M. Pichon. — Messieurs, je n’ajoute qu’un mot aux paroles que vous venez d’entendre.

Je demande que le conseil municipal décide qu’il se rendra en corps, et immédiatement, à la demeure de Victor Hugo, pour exprimer à la famille du plus grand de tous les poëtes les sentiments de sympathie et de condoléance profonde des représentants de la ville de Paris. (Très bien ! très bien !)

La proposition de M. Pichon est adoptée.

M. DESCHAMPS. — J’ai l’honneur, au nom de plusieurs de mes amis et au mien de déposer la proposition suivante :

« Le conseil
« Émet le vœu :

« Que le Panthéon soit rendu à sa destination primitive et que le corps de Victor Hugo y soit inhumé. (Assentiment sur un grand nombre de bancs.)

« Signé : Deschamps, Cattiaux, Boué, Rousselle, Chassaing, Guichard, Muzet, Voisin, Mesureur, Jacques, Maillard, Mayer, Cernesson, Simoneau, Dujarrier, Braleret, Songeon, Delhomme, Hubbard, Navarre, Marsoulan, Millerand, Dreyfus, Curé, Chautemps, Darlot, Monteil, Strauss, Pichon. »

Je demande l’urgence.

L’urgence, mise aux voix, est adoptée.

La proposition de M. Deschamps est adoptée.

M. Monteil. — J’ai l’honneur de déposer la proposition suivante, pour laquelle je demande l’urgence :

« Le conseil délibère :

« Article premier. — Le nom de Victor Hugo sera donné à la place d’Eylau jusqu’à l’Arc de Triomphe.
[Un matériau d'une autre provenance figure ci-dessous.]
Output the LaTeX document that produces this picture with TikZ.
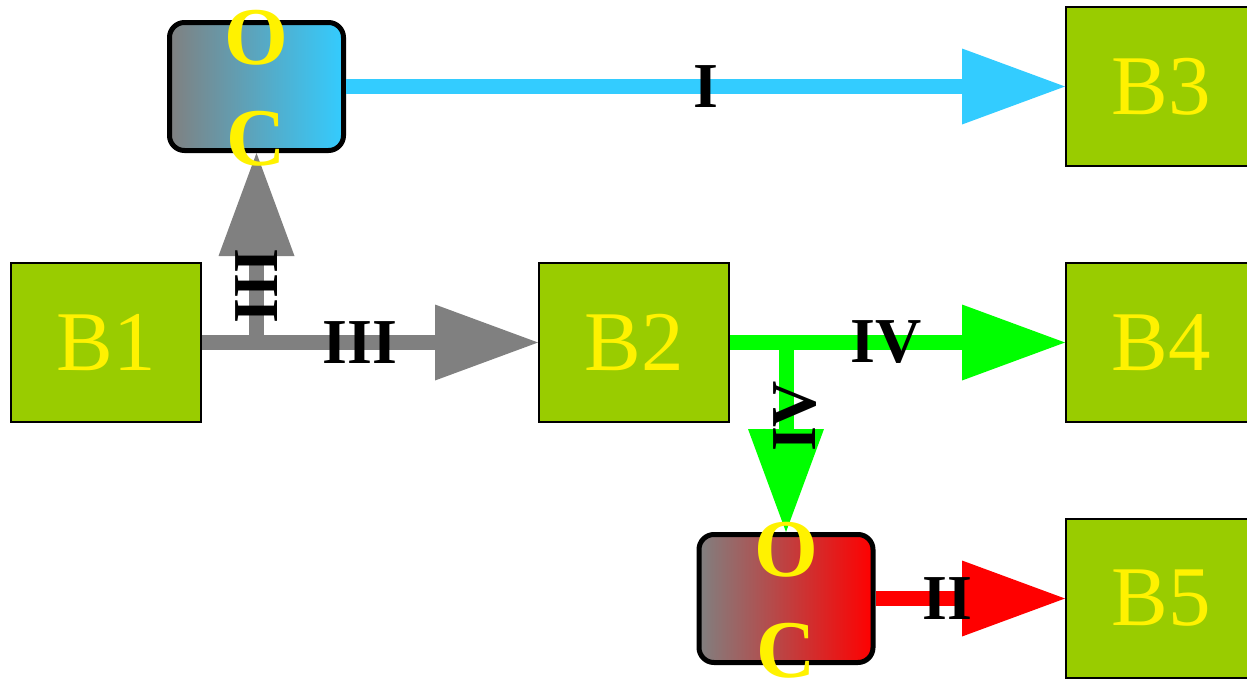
\documentclass[tikz,border=0pt]{standalone}
\usepackage{fontspec}
\setmainfont{Liberation Serif}
\usepackage{xcolor}
\usetikzlibrary{arrows.meta,positioning}

\definecolor{boxgreen}{HTML}{99CC00}
\definecolor{skyblue}{HTML}{33CCFF}
\definecolor{pathgray}{HTML}{808080}
\definecolor{brightgreen}{HTML}{00FF00}

\begin{document}
\begin{tikzpicture}[x=1pt, y=-1pt,
                    block/.style={draw, line width=2pt, fill=boxgreen, text=yellow,
                                  minimum width=190pt, minimum height=159pt,
                                  font=\fontsize{85}{85}\selectfont},
                    opbox/.style={draw, line width=5pt, rounded corners=15pt,
                                  minimum width=174pt, minimum height=128pt},
                    oclabel/.style={text=yellow, inner sep=0pt,
                                    font=\fontsize{82}{82}\selectfont\bfseries},
                    wire/.style={line width=15pt,
                                 -{Triangle[length=103pt, width=76pt, line width=0pt]}},
                    tag/.style={inner sep=0pt, text=black,
                                font=\fontsize{64}{64}\selectfont\bfseries}]
  \useasboundingbox (0,0) rectangle (1247,683);

  % blocks
  \node[block] (b1) at (106,342.5) {B1};
  \node[block] (b2) at (634,342.5) {B2};
  \node[block] (b3) at (1161,86.5) {B3};
  \node[block] (b4) at (1161,342.5) {B4};
  \node[block] (b5) at (1161,598.5) {B5};

  % operator boxes
  \node[opbox, left color=pathgray, right color=skyblue] (oc1) at (256.5,86.5) {};
  \node[opbox, left color=pathgray, right color=red] (oc2) at (786,598.5) {};

  \coordinate (split3) at (oc1.south |- b1.east);
  \coordinate (split4) at (oc2.north |- b2.east);

  % connectors
  \draw[wire, skyblue] (oc1.east) -- node[tag, pos=0.5] (l1) {I} (b3.west);
  \draw[wire, pathgray] (b1.east) -- node[tag, pos=0.47] (l3a) {III} (b2.west);
  \draw[wire, pathgray] (split3) -- node[tag, pos=0.3, rotate=90] (l3b) {III} (oc1.south);
  \draw[wire, brightgreen] (b2.east) -- node[tag, pos=0.466] (l4a) {IV} (b4.west);
  \draw[wire, brightgreen] (split4) -- node[tag, pos=0.39, xshift=9pt, rotate=90] (l4b) {IV} (oc2.north);
  \draw[wire, red] (oc2.east) -- node[tag, pos=0.38] (l2) {II} (b5.west);

  % O and C marks
  \node[oclabel] (o1) at ([yshift=49pt]oc1.center) {O};
  \node[oclabel] (c1) at ([yshift=-52pt]oc1.center) {C};
  \node[oclabel] (o2) at ([yshift=49pt]oc2.center) {O};
  \node[oclabel] (c2) at ([yshift=-52pt]oc2.center) {C};
\end{tikzpicture}
\end{document}
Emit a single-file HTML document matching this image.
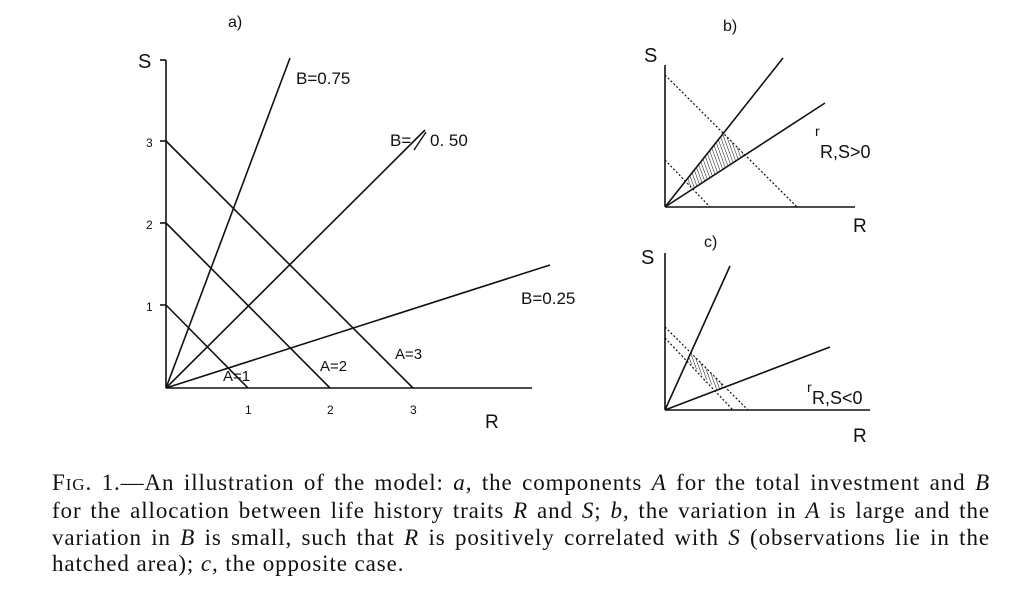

« Art. 2. — Les plaques seront posées immédiatement. (Approbation.)

« Signé : Monteil Deschamps, G. Hubbard, Strauss, Michelin. »

L’urgence, mise aux voix, est adoptée.

La proposition de M. Monteil est adoptée.

M. Songeon. — Messieurs, vous venez d’arrêter que vous vous rendriez immédiatement en corps auprès de la famille du grand citoyen qui vient de disparaître. Je vous propose de décider que tous, également en corps, vous assisterez aux obsèques.

Cette proposition est adoptée.

La séance est levée et le conseil municipal se rend en corps à la maison mortuaire.